Related Person   Type of Person   CPF/CNPJ of the Related Person   Nationality   No. of Passport
Petróleo Brasileiro S.A. - Petrobras   Legal Entity   33.000.167/0001-01   Brasil   N/A
                               
Position in the Related Person   Type of Relationship with the Related Person   Type of related person            
President’s Advisor   Subordination   Supplier            
                               

 


[2] In 2023, 2022 and 2021 the candidate did not hold any position in Related Persons to the Company, under the terms set out in this item 7.6.

 

 

 
 

 

SIGNATURES

        Pursuant to the requirements of the Securities Exchange Act of 1934, the registrant has duly caused this report to be signed on its behalf by the undersigned, thereunto duly authorized.

Date: September 12, 2024

  BRASKEM S.A.
       
       
  By:      /s/     Pedro van Langendonck Teixeira de Freitas
     
    Name: Pedro van Langendonck Teixeira de Freitas
    Title: Chief Financial Officer

 

DISCLAIMER ON FORWARD-LOOKING STATEMENTS

 

This report on Form 6-K may contain forward-looking statements within the meaning of the Private Securities Litigation Reform Act of 1995. These statements are statements that are not historical facts, and are based on our management’s current view and estimates of future economic and other circumstances, industry conditions, company performance and financial results, including any potential or projected impact of the geological event in Alagoas and related legal proceedings and of COVID-19 on our business, financial condition and operating results.
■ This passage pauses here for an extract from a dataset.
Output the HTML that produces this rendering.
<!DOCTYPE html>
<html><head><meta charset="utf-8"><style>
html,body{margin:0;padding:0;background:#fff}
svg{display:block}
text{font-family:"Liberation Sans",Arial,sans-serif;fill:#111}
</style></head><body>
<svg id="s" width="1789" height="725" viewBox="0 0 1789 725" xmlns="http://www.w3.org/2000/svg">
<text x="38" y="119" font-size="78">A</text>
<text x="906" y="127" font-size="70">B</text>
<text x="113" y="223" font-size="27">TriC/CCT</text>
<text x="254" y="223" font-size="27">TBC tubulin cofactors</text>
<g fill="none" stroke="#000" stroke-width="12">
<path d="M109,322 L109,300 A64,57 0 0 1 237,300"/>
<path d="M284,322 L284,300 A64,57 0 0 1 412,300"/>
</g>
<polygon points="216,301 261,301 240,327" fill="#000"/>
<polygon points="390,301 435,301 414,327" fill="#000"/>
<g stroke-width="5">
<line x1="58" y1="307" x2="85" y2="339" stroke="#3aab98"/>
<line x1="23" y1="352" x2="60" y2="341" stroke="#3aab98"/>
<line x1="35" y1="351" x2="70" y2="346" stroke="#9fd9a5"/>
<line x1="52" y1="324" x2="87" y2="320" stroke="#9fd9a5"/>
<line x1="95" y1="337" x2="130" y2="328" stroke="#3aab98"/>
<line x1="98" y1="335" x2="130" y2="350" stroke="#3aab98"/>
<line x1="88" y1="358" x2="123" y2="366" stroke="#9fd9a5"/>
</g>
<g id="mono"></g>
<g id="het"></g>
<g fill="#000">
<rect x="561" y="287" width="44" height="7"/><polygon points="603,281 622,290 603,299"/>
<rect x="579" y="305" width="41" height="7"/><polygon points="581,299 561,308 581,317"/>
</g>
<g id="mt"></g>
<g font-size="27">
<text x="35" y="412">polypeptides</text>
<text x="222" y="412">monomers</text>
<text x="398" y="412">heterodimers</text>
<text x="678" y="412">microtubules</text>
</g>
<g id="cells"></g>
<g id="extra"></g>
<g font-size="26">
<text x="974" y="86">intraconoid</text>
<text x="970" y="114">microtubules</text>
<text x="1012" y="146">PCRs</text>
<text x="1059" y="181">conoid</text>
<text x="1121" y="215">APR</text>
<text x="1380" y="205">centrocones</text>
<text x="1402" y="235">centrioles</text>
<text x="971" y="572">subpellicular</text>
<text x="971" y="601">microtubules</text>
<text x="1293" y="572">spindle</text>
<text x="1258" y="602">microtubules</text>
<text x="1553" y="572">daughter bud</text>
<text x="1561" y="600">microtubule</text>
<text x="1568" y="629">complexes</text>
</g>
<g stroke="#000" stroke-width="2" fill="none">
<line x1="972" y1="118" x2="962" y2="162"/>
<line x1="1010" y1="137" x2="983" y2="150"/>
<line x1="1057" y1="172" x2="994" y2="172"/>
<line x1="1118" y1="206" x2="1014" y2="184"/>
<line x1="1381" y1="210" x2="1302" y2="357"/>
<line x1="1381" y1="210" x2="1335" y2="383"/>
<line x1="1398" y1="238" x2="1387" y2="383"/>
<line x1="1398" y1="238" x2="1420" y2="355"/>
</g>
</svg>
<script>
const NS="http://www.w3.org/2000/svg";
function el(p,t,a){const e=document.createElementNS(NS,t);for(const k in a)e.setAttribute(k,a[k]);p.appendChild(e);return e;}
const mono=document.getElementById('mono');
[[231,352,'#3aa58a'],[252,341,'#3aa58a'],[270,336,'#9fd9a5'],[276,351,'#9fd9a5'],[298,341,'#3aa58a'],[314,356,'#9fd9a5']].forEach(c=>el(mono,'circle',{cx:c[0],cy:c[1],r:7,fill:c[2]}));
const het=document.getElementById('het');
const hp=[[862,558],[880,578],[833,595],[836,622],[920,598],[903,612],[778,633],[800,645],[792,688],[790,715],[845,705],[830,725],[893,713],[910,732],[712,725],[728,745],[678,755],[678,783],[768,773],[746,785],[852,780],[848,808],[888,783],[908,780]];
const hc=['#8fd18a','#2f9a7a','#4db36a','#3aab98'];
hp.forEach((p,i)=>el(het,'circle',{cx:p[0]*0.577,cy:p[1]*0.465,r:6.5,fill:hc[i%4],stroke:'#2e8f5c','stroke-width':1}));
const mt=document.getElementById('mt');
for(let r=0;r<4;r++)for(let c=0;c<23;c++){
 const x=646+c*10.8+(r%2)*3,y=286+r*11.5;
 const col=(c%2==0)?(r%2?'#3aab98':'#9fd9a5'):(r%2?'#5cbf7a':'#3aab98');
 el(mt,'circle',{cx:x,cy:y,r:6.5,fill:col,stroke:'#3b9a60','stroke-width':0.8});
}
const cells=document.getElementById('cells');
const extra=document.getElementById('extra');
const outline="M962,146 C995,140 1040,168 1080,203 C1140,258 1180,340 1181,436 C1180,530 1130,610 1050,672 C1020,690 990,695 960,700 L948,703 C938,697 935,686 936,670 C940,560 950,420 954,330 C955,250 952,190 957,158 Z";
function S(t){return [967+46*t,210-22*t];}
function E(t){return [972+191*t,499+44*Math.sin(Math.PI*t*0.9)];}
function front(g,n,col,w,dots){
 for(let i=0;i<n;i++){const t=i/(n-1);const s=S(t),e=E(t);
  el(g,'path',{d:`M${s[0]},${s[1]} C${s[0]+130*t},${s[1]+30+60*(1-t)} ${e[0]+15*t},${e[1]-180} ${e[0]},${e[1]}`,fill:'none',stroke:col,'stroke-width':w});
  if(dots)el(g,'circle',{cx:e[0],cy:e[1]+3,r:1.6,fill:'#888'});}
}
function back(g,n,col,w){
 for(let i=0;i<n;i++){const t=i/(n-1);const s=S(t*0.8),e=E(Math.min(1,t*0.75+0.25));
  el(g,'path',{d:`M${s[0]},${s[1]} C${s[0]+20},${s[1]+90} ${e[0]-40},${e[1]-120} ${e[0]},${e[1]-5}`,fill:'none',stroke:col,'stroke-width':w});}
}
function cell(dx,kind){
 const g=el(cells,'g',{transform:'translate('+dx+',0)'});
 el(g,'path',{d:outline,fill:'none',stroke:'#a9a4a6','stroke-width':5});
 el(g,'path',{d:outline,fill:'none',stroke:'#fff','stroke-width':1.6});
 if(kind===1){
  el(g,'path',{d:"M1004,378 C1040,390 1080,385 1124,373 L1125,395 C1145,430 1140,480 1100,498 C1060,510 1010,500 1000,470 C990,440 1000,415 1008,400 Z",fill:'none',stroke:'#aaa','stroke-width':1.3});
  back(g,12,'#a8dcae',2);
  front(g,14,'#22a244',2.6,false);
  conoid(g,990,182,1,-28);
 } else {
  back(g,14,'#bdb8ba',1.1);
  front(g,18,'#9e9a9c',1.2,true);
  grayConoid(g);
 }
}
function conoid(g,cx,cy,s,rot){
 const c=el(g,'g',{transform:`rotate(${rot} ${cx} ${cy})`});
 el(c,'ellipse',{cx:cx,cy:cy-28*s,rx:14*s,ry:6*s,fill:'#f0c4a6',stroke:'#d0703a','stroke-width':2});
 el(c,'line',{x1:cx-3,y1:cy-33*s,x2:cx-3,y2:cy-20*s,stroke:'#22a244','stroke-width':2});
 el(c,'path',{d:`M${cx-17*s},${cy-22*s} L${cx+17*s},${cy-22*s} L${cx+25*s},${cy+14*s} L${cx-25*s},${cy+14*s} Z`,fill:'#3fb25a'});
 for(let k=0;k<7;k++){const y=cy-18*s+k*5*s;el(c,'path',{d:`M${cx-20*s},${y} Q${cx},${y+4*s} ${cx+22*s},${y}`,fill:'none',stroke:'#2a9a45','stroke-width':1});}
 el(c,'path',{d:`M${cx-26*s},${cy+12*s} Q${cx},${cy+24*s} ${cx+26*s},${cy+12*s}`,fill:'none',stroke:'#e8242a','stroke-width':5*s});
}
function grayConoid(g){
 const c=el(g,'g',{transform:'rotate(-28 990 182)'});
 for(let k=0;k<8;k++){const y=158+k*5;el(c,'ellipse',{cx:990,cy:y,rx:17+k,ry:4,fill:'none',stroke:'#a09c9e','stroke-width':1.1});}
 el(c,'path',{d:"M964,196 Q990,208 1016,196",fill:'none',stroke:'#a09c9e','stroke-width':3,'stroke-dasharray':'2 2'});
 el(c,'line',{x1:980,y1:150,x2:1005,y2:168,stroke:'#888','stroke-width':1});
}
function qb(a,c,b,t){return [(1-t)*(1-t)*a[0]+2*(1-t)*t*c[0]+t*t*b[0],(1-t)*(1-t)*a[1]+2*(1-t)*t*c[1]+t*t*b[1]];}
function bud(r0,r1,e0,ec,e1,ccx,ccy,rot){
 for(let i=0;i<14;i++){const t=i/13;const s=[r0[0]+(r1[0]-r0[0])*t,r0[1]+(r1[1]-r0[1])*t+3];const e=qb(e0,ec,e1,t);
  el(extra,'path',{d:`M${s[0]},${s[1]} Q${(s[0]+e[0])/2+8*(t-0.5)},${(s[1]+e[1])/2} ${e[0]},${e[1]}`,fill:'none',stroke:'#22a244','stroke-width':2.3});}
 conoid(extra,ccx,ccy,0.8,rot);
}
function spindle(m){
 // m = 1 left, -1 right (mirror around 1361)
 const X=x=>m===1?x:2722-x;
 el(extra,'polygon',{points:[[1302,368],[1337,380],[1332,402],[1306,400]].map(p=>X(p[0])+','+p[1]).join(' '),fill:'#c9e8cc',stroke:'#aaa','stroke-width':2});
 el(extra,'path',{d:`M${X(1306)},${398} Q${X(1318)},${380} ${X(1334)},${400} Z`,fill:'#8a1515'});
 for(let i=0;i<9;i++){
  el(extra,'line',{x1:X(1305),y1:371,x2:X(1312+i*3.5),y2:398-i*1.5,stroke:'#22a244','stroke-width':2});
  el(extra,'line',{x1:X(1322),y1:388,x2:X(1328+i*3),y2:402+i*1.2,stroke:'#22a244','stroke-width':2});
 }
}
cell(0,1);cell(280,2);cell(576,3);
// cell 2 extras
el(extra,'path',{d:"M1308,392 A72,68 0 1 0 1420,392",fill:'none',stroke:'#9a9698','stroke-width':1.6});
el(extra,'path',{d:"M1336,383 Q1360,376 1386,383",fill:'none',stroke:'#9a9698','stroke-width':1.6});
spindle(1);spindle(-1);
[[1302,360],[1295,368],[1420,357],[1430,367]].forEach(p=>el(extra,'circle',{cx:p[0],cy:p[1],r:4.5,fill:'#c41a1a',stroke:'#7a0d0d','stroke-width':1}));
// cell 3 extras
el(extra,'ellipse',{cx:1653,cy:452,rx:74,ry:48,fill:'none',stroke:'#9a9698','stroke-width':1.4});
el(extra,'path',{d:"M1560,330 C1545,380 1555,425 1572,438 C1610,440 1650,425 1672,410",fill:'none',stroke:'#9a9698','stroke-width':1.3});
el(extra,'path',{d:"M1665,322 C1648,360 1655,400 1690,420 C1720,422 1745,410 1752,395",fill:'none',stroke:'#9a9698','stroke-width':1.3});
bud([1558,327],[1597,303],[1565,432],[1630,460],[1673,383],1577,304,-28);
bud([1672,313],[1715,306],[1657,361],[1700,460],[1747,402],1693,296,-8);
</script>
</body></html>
The words “anticipates,” “believes,” “estimates,” “expects,” “plans” and similar expressions, as they relate to the company, are intended to identify forward-looking statements. Statements regarding the potential outcome of legal and administrative proceedings, the implementation of principal operating and financing strategies and capital expenditure plans, the direction of future operations and the factors or trends affecting our financial condition, liquidity or results of operations are examples of forward-looking statements. Such statements reflect the current views of our management and are subject to a number of risks and uncertainties, many of which are outside of the our control. There is no guarantee that the expected events, trends or results will actually occur. The statements are based on many assumptions and factors, including general economic and market conditions, industry conditions, and operating factors. Any changes in such assumptions or factors, including the projected impact of the geological event in Alagoas and related legal proceedings and the unprecedented impact of COVID-19 pandemic on our business, employees, service providers, stockholders, investors and other stakeholders, could cause actual results to differ materially from current expectations. Please refer to our annual report on Form 20-F for the year ended December 31, 2019 filed with the SEC, as well as any subsequent filings made by us pursuant to the Exchange Act, each of which is available on the SEC’s website (www.sec.gov), for a full discussion of the risks and other factors that may impact any forward-looking statements in this presentation.